Un forzoso tentativo d’ingresso dei supporter del club di casa veniva caricato dagli agenti per poi scatenare violenti scontri e l’uso di armi da fuoco. In tarda serata il numero delle vittime saliva a ventidue, stamane supera le trenta unità. Tutti tifosi. Così la complicata ‘normalizzazione’, con cui il regime di Al-Sisi tenta di proporre una quotidianità infarcita anche di sport, s’inimica le curve calcistiche che non avevano dimenticato la strage di Port Said. In quello stadio l’altra formazione cairota, Al-Ahly, lasciò 72 suoi fan senza vita per l’abuso della forza da parte degli uomini in nero del feldmaresciallo Tantawi. E’ un Egitto che reitera, con le stragi e con gli abusi. Sempre in queste ore si diffonde la notizia che il noto tycoon mubarakiano Ahmed Ezz, ex segretario generale del disciolto partito del raìs Nazional-Democratico - la cui sede devastata e annerita dal fuoco è uno degli edifici senza vita nei dintorni di Tahrir - non solo torna in circolazione, bypassando le accuse di corruzione, ma è pronto a rilanciarsi nell’agone politico. Dice di voler condividere con il popolo egiziano il sogno di sviluppo.
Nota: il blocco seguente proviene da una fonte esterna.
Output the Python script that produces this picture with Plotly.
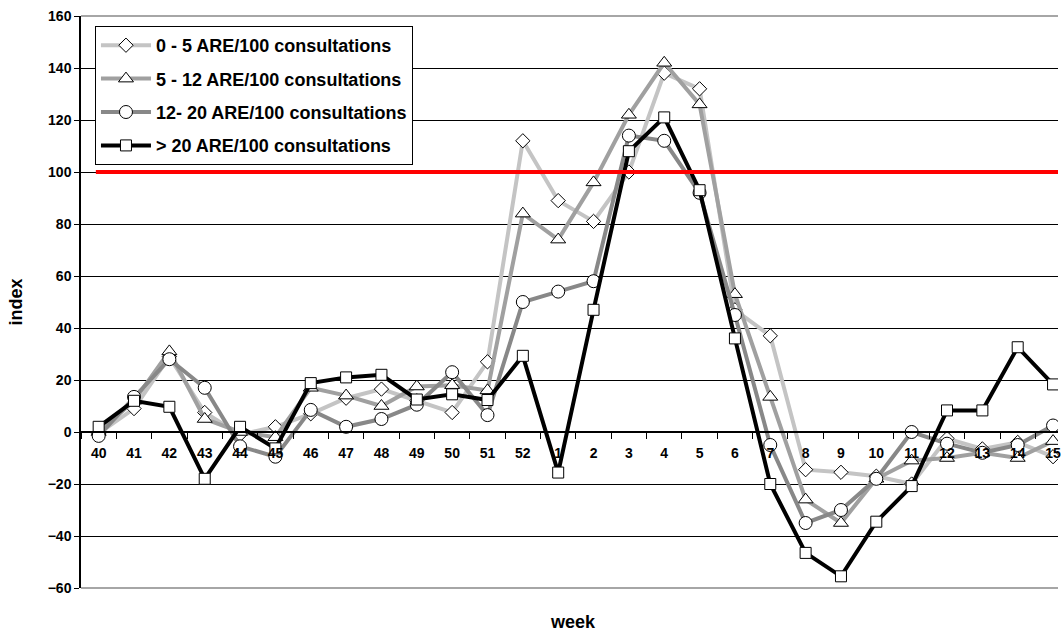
import plotly.graph_objects as go

weeks = ["40", "41", "42", "43", "44", "45", "46", "47", "48", "49", "50", "51", "52",
         "1", "2", "3", "4", "5", "6", "7", "8", "9", "10", "11", "12", "13", "14", "15"]

s_0_5 = [-0.5, 9, 29, 7.5, -1, 2, 7, 13, 16.5, 12, 7.5, 27, 112,
         89, 81, 100, 138, 132, 47, 37, -14.5, -15.5, -17, -20, -2.5, -6.5, -4, -9.5]
s_5_12 = [0, 12, 31, 5, 0, -2, 17, 14, 10, 17.5, 18, 16, 84,
          74, 96, 122, 142, 126, 53, 13.5, -26, -35, -18, -11, -10, -8, -10, -3.5]
s_12_20 = [-1.5, 13.5, 28, 17, -5.5, -9.5, 8.5, 2, 5, 10.5, 23, 6.5, 50,
           54, 58, 114, 112, 92, 45, -5, -35, -30, -18, 0, -4.5, -8, -5, 2.5]
s_gt20 = [2, 12, 9.7, -18, 2, -6.3, 18.8, 21, 22, 12.5, 14.5, 12.3, 29.3,
          -15.6, 47, 108, 121, 93, 36, -20, -46.5, -55.5, -34.5, -20.8, 8.3, 8.3, 32.6, 18.3]

names = ["0 - 5 ARE/100 consultations", "5 - 12 ARE/100 consultations",
         "12- 20 ARE/100 consultations", "> 20 ARE/100 consultations"]
threshold = 100

series = [s_0_5, s_5_12, s_12_20, s_gt20]
colors = ["#C4C4C4", "#A0A0A0", "#888888", "#000000"]
symbols = ["diamond", "triangle-up", "circle", "square"]
sizes = [11, 13, 13, 11]

fig = go.Figure()
for i, (vals, name) in enumerate(zip(series, names)):
    fig.add_trace(go.Scatter(
        x=weeks, y=vals, name=name, mode="lines+markers",
        legendgroup=f"g{i}",
        line=dict(color=colors[i], width=4),
        marker=dict(symbol=symbols[i], size=sizes[i], color="white",
                    line=dict(color="black", width=1)),
    ))

fig.add_shape(type="line", xref="x", yref="y", x0=-0.08, x1=28, y0=threshold, y1=threshold,
              line=dict(color="#FF0000", width=4), layer="above")
# plot-area top and bottom border (grey)
for yy in (0, 1):
    fig.add_shape(type="line", xref="paper", yref="paper", x0=0, x1=1, y0=yy, y1=yy,
                  line=dict(color="#888888", width=1.5))

y0_paper = (588 - 432) / 572.0

fig.update_layout(
    width=1061, height=632,
    margin=dict(l=81, r=0, t=16, b=44),
    paper_bgcolor="white", plot_bgcolor="white",
    font=dict(family="Liberation Sans, Arial", color="black"),
    showlegend=True,
    legend=dict(x=0.0143, y=0.9825, xanchor="left", yanchor="top",
                bgcolor="white", bordercolor="black", borderwidth=1,
                font=dict(size=18, weight="bold"), tracegroupgap=7,
                itemwidth=50, entrywidth=284, traceorder="grouped"),
    xaxis=dict(type="category", categoryorder="array", categoryarray=weeks,
               range=[-0.5, 27.14], anchor="free", position=y0_paper,
               showgrid=False, zeroline=False, showline=True, linecolor="black", linewidth=1.5,
               ticks="outside", ticklen=6, tickcolor="black", tickson="boundaries",
               ticklabelstandoff=8,
               tickfont=dict(size=14, weight="bold")),
    yaxis=dict(range=[-60, 160], dtick=20, tick0=0, showgrid=True, gridcolor="black", gridwidth=1.2,
               zeroline=False, showline=True, linecolor="black", linewidth=1.5,
               ticks="outside", ticklen=5, tickcolor="black",
               tickfont=dict(size=14, weight="bold"),
               title=dict(text="index", font=dict(size=18, weight="bold"), standoff=20)),
    annotations=[dict(text="week", xref="paper", yref="paper", x=(575 - 81) / 980.0, y=-0.06,
                      xanchor="center", yanchor="middle", showarrow=False,
                      font=dict(size=18, weight="bold"))],
)

fig.write_html("out.html")
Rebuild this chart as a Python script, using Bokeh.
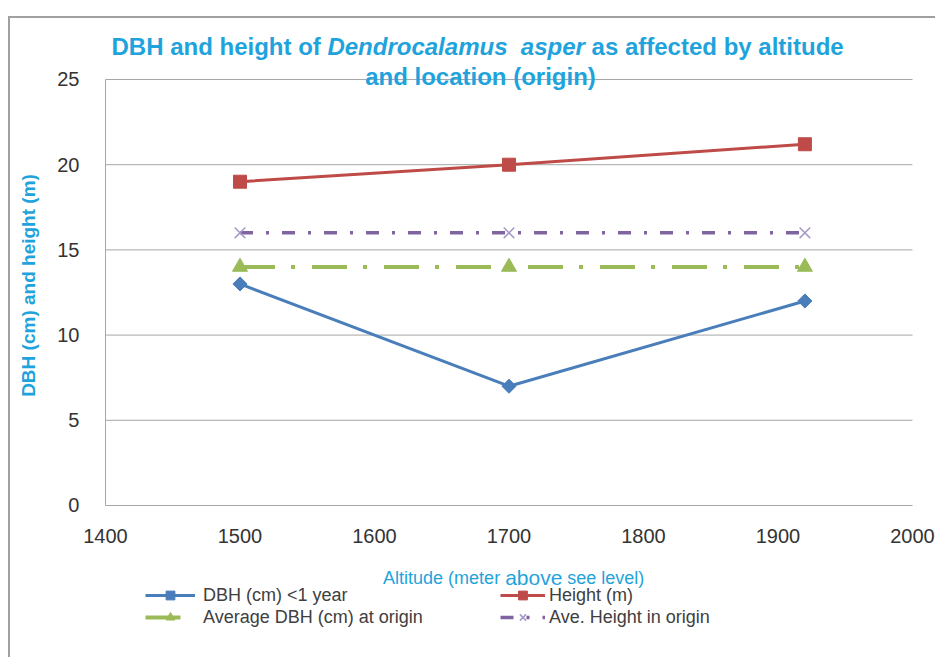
import math
from bokeh.plotting import figure
from bokeh.models import Legend, LegendItem, Label, Range1d
from bokeh.embed import file_html
from bokeh.resources import INLINE

# ---- data ----
altitude = [1500, 1700, 1920]
dbh_lt1 = [13, 7, 12]
height_m = [19, 20, 21.2]
avg_dbh_origin = [14, 14, 14]
ave_height_origin = [16, 16, 16]
x_ticks = [1400, 1500, 1600, 1700, 1800, 1900, 2000]
y_ticks = [0, 5, 10, 15, 20, 25]
series_names = ["DBH (cm) <1 year", "Height (m)",
                "Average DBH (cm) at origin", "Ave. Height in origin"]

CYAN = "#1FA3DC"
GRID = "#a6a6a6"
FONT = "Liberation Sans"

# The frame covers the whole canvas so that title, axis title and legend
# (drawn as annotations) are not clipped; axes are pinned at x=1400 / y=0.
X_PAD_LEFT, X_PAD_RIGHT = 70.63, 18.59
Y_PAD_TOP, Y_PAD_BOTTOM = 3.58, 9.04
p = figure(width=927, height=641, title=None,
           x_range=Range1d(x_ticks[0] - X_PAD_LEFT, x_ticks[-1] + X_PAD_RIGHT),
           y_range=Range1d(y_ticks[0] - Y_PAD_BOTTOM, y_ticks[-1] + Y_PAD_TOP),
           output_backend="svg", toolbar_location=None,
           min_border_left=0, min_border_right=0,
           min_border_top=0, min_border_bottom=0)
p.styles = {"border-top": "2px solid #a0a0a0",
            "border-left": "2px solid #a0a0a0",
            "margin-top": "16px", "margin-left": "8px"}
p.outline_line_color = None
p.background_fill_color = "white"
p.xgrid.grid_line_color = None
p.ygrid.grid_line_color = None

# horizontal gridlines limited to the value area
p.segment(x0=[x_ticks[0]] * (len(y_ticks) - 1), x1=[x_ticks[-1]] * (len(y_ticks) - 1),
          y0=y_ticks[1:], y1=y_ticks[1:], line_color=GRID, line_width=1)

for ax in (p.xaxis, p.yaxis):
    ax.major_label_text_font = FONT
    ax.major_label_text_font_size = "20px"
    ax.major_label_text_color = "#333333"
    ax.axis_line_color = GRID
    ax.major_tick_line_color = None
    ax.minor_tick_line_color = None
p.xaxis.ticker = x_ticks
p.yaxis.ticker = y_ticks
p.xaxis.fixed_location = y_ticks[0]
p.yaxis.fixed_location = x_ticks[0]
p.xaxis.bounds = (x_ticks[0], x_ticks[-1])
p.yaxis.bounds = (y_ticks[0], y_ticks[-1])
p.xaxis.major_label_standoff = 18
p.yaxis.major_label_standoff = 20

# ---- series ----
l1 = p.line(altitude, dbh_lt1, color="#4A7EBB", line_width=3)
s1 = p.scatter(altitude, dbh_lt1, marker="square", angle=math.pi / 4,
               size=10, color="#4A7EBB")
l2 = p.line(altitude, height_m, color="#BE4B48", line_width=3)
s2 = p.scatter(altitude, height_m, marker="square", size=13, color="#BE4B48")
l3 = p.line(altitude, avg_dbh_origin, color="#9BBB59", line_width=4,
            line_dash="35 16 4 17")
s3 = p.scatter(altitude, avg_dbh_origin, marker="triangle", size=15, color="#9BBB59")
l4 = p.line(altitude, ave_height_origin, color="#8064A2", line_width=3.5,
            line_dash="13 13 3 13")
s4 = p.scatter(altitude, ave_height_origin, marker="x", size=15,
               line_color="#A898C8", line_width=1.5)

def make_legend(items, loc, gw, standoff):
    return Legend(items=items, location=loc, orientation="vertical",
                  border_line_color=None, background_fill_alpha=0,
                  padding=0, spacing=0, margin=0,
                  label_height=20, glyph_height=22, glyph_width=gw,
                  label_standoff=standoff, label_text_font=FONT,
                  label_text_font_size="18px", label_text_color="#404040")

leg1 = make_legend([LegendItem(label=series_names[0], renderers=[l1, s1]),
                    LegendItem(label=series_names[2], renderers=[l3, s3])],
                   (135, 31), 50, 8)
leg2 = make_legend([LegendItem(label=series_names[1], renderers=[l2, s2]),
                    LegendItem(label=series_names[3], renderers=[l4, s4])],
                   (490, 31), 45, 4)
p.add_layout(leg1)
p.add_layout(leg2)

def lab(x, y, text, size, style="bold", align="left", angle=0.0, color=CYAN):
    p.add_layout(Label(x=x, y=y, text=text, text_font=FONT,
                       text_font_size=size, text_font_style=style,
                       text_color=color, text_align=align, angle=angle,
                       text_baseline="middle"))

# ---- title (mixed italic) ----
lab(1560.1, 26.94, "DBH and height of", "24px", "bold", "right")
lab(1565.0, 26.94, "Dendrocalamus\u00a0\u00a0asper", "24px", "bold italic", "left")
lab(1761.4, 26.94, "as affected by altitude", "24px", "bold", "left")
lab(1678.8, 25.18, "and location (origin)", "24px", "bold", "center")

# ---- y axis title ----
lab(1342.75, 12.91, "DBH (cm) and height (m)", "19px", "bold", "center", math.pi / 2)

# ---- x axis title (mixed size) ----
lab(1693.4, -4.23, "Altitude (meter", "18px", "normal", "right")
lab(1718.4, -4.23, "above", "21px", "normal", "center")
lab(1743.3, -4.23, "see level)", "18px", "normal", "left")

open("out.html", "w").write(file_html(p, INLINE))
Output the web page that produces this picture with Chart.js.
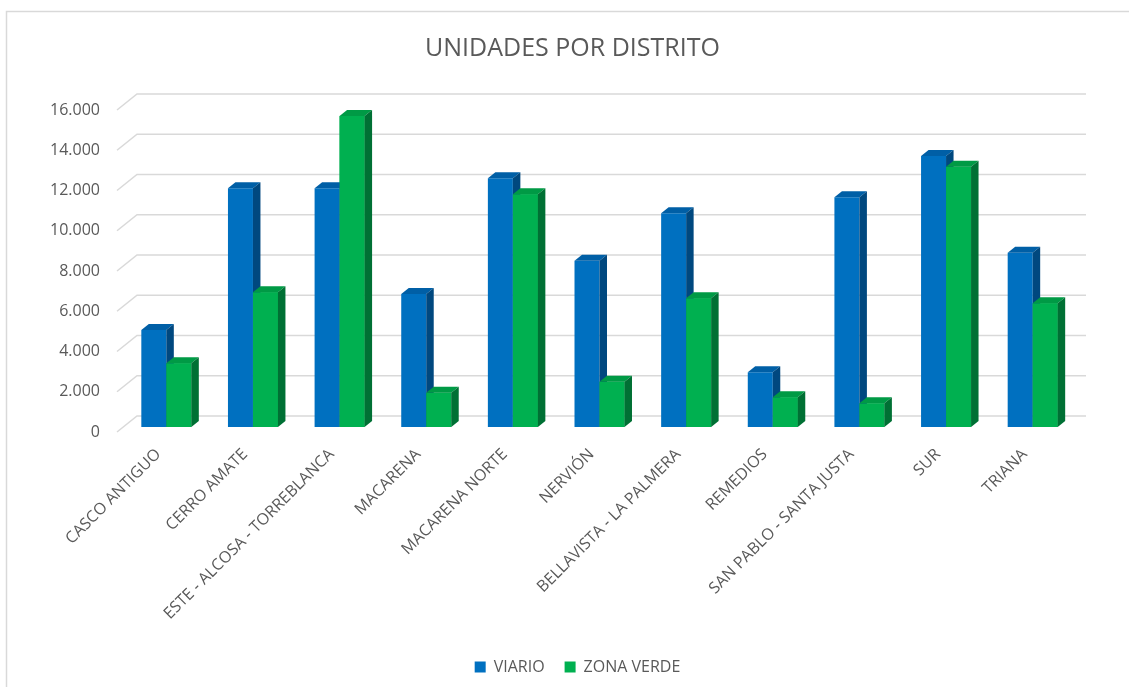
<!DOCTYPE html>
<html>
<head>
<meta charset="utf-8">
<script src="https://cdn.jsdelivr.net/npm/chart.js@4.4.0/dist/chart.umd.min.js"></script>
<style>
  html, body { margin: 0; padding: 0; background: #fff; }
  canvas { display: block; }
</style>
</head>
<body>
<canvas id="myChart" width="1129" height="687"></canvas>
<script>
// datos
const distritos = ['CASCO ANTIGUO', 'CERRO AMATE', 'ESTE - ALCOSA - TORREBLANCA', 'MACARENA',
    'MACARENA NORTE', 'NERVIÓN', 'BELLAVISTA - LA PALMERA', 'REMEDIOS',
    'SAN PABLO - SANTA JUSTA', 'SUR', 'TRIANA'];
const viario = [4820, 11860, 11860, 6610, 12360, 8265, 10620, 2715, 11410, 13465, 8660];
const zonaVerde = [3165, 6690, 15450, 1700, 11560, 2250, 6395, 1475, 1175, 12935, 6145];
const yMax = 16000;
const yStep = 2000;

const gris = '#595959';
const DX = 7.5, DY = -6;   // profundidad de cada barra
const WX = 14, WY = -11;   // pared del fondo
const FX = -6, FY = 5;     // eje frontal

function caras(ctx, meta, ds) {
    meta.data.forEach(bar => {
        const l = bar.x - bar.width / 2;
        const r = bar.x + bar.width / 2;
        const top = bar.y, base = bar.base;
        ctx.fillStyle = ds.topColor;
        ctx.beginPath();
        ctx.moveTo(l, top);
        ctx.lineTo(r, top);
        ctx.lineTo(r + DX, top + DY);
        ctx.lineTo(l + DX, top + DY);
        ctx.closePath();
        ctx.fill();
        ctx.fillStyle = ds.sideColor;
        ctx.beginPath();
        ctx.moveTo(r, top);
        ctx.lineTo(r + DX, top + DY);
        ctx.lineTo(r + DX, base + DY);
        ctx.lineTo(r, base);
        ctx.closePath();
        ctx.fill();
    });
}

// fondo, pared con lineas y efecto 3D de las barras
const bars3d = {
    id: 'bars3d',
    afterLayout(chart) {
        // centrar titulo y leyenda como en excel
        chart.titleBlock.left += 12;
        chart.titleBlock.right += 12;
        chart.legend.left += 17;
        chart.legend.right += 17;
    },
    beforeDraw(chart) {
        const ctx = chart.ctx;
        ctx.save();
        ctx.fillStyle = '#fff';
        ctx.fillRect(0, 0, chart.width, chart.height);
        ctx.strokeStyle = '#D9D9D9';
        ctx.lineWidth = 1.5;
        ctx.strokeRect(6.5, 11.5, 1300, 1000);
        ctx.restore();
    },
    beforeDatasetsDraw(chart) {
        const ctx = chart.ctx;
        const y = chart.scales.y;
        const a = chart.chartArea;
        ctx.save();
        ctx.strokeStyle = '#D9D9D9';
        ctx.lineWidth = 1.5;
        y.ticks.forEach(t => {
            const py = y.getPixelForValue(t.value);
            ctx.beginPath();
            ctx.moveTo(a.left + FX, py + FY);
            ctx.lineTo(a.left + WX, py + WY);
            ctx.lineTo(a.right + 10, py + WY);
            ctx.stroke();
        });
        ctx.restore();
    },
    afterDatasetsDraw(chart) {
        const ctx = chart.ctx;
        const ds = chart.data.datasets;
        ctx.save();
        caras(ctx, chart.getDatasetMeta(0), ds[0]);
        // la serie verde va delante de la cara lateral azul
        chart.getDatasetMeta(1).controller.draw();
        caras(ctx, chart.getDatasetMeta(1), ds[1]);
        ctx.restore();
    }
};

var ctx = document.getElementById('myChart').getContext('2d');
var chart = new Chart(ctx, {
    type: 'bar',
    data: {
        labels: distritos,
        datasets: [{
            label: 'VIARIO',
            data: viario,
            backgroundColor: '#0070C0',
            topColor: '#005FA6',
            sideColor: '#00487F'
        }, {
            label: 'ZONA VERDE',
            data: zonaVerde,
            backgroundColor: '#00B050',
            topColor: '#009A45',
            sideColor: '#007034'
        }]
    },
    options: {
        responsive: false,
        devicePixelRatio: 1,
        animation: false,
        categoryPercentage: 0.577,
        barPercentage: 1,
        layout: { padding: { top: 0, right: 53, bottom: 2, left: 45 } },
        plugins: {
            title: {
                display: true,
                text: 'UNIDADES POR DISTRITO',
                color: gris,
                font: { family: 'Open Sans', size: 25, weight: 'normal' },
                padding: { top: 34, bottom: 41 }
            },
            legend: {
                position: 'bottom',
                labels: {
                    color: gris,
                    boxWidth: 11,
                    boxHeight: 11,
                    padding: 20,
                    font: { family: 'Open Sans', size: 16 }
                }
            },
            tooltip: { enabled: false }
        },
        scales: {
            x: {
                grid: { display: false, drawTicks: false },
                border: { display: false },
                ticks: {
                    color: gris,
                    minRotation: 45,
                    maxRotation: 45,
                    padding: 18,
                    labelOffset: -8,
                    font: { family: 'Open Sans', size: 16 }
                },
                afterFit: function (scale) { scale.height = 212; }
            },
            y: {
                min: 0,
                max: yMax,
                grid: { display: false, drawTicks: false },
                border: { display: false },
                ticks: {
                    stepSize: yStep,
                    color: gris,
                    padding: 23,
                    labelOffset: 5,
                    font: { family: 'Open Sans', size: 16 },
                    callback: v => String(v).replace(/\B(?=(\d{3})+(?!\d))/g, '.')
                },
                afterFit: function (scale) { scale.width = 78; }
            }
        }
    },
    plugins: [bars3d]
});
</script>
</body>
</html>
E con le elezioni del marzo prossimo spera d’inseguire nuovamente quelle fortune personali che negli anni del fulgore politico del suo protettore gli fruttarono guadagni stratosferici, tanto d’aver di recente barattato i 37 anni di condanna col pagamento di circa 14 milioni di dollari. Uno sull’altro e via andare, in faccia ai sogni di tanti poveri concittadini. Così quel fantasma che continua ad aleggiare nell’immaginario egiziano, perché il suo enigmatico sguardo sopravvive a una carriera oggettivamente tramontata, s’incarna nei volti di chi guarda indietro parlando di futuro. Ha voglia il generale-presidente di parlare di Paese nuovo basato su “giustizia, libertà, eguaglianza e abbattimento della corruzione”. Le assoluzioni concesse al clan Mubarak, al suo sanguinario ministro Al-Adly, correo nella morte d’un migliaio di manifestanti della rivolta 2011, la ripresa dell’assassinio indiscriminato nelle piazze fondono nel medesimo clima restauratore passato e presente. La conduzione degli odierni generali non differisce dai predecessori, collocando il sistema Sisi nella schiera più reazionaria dell’area mediorientale, nonostante lo sdoganamento offerto dai premier d’Europa.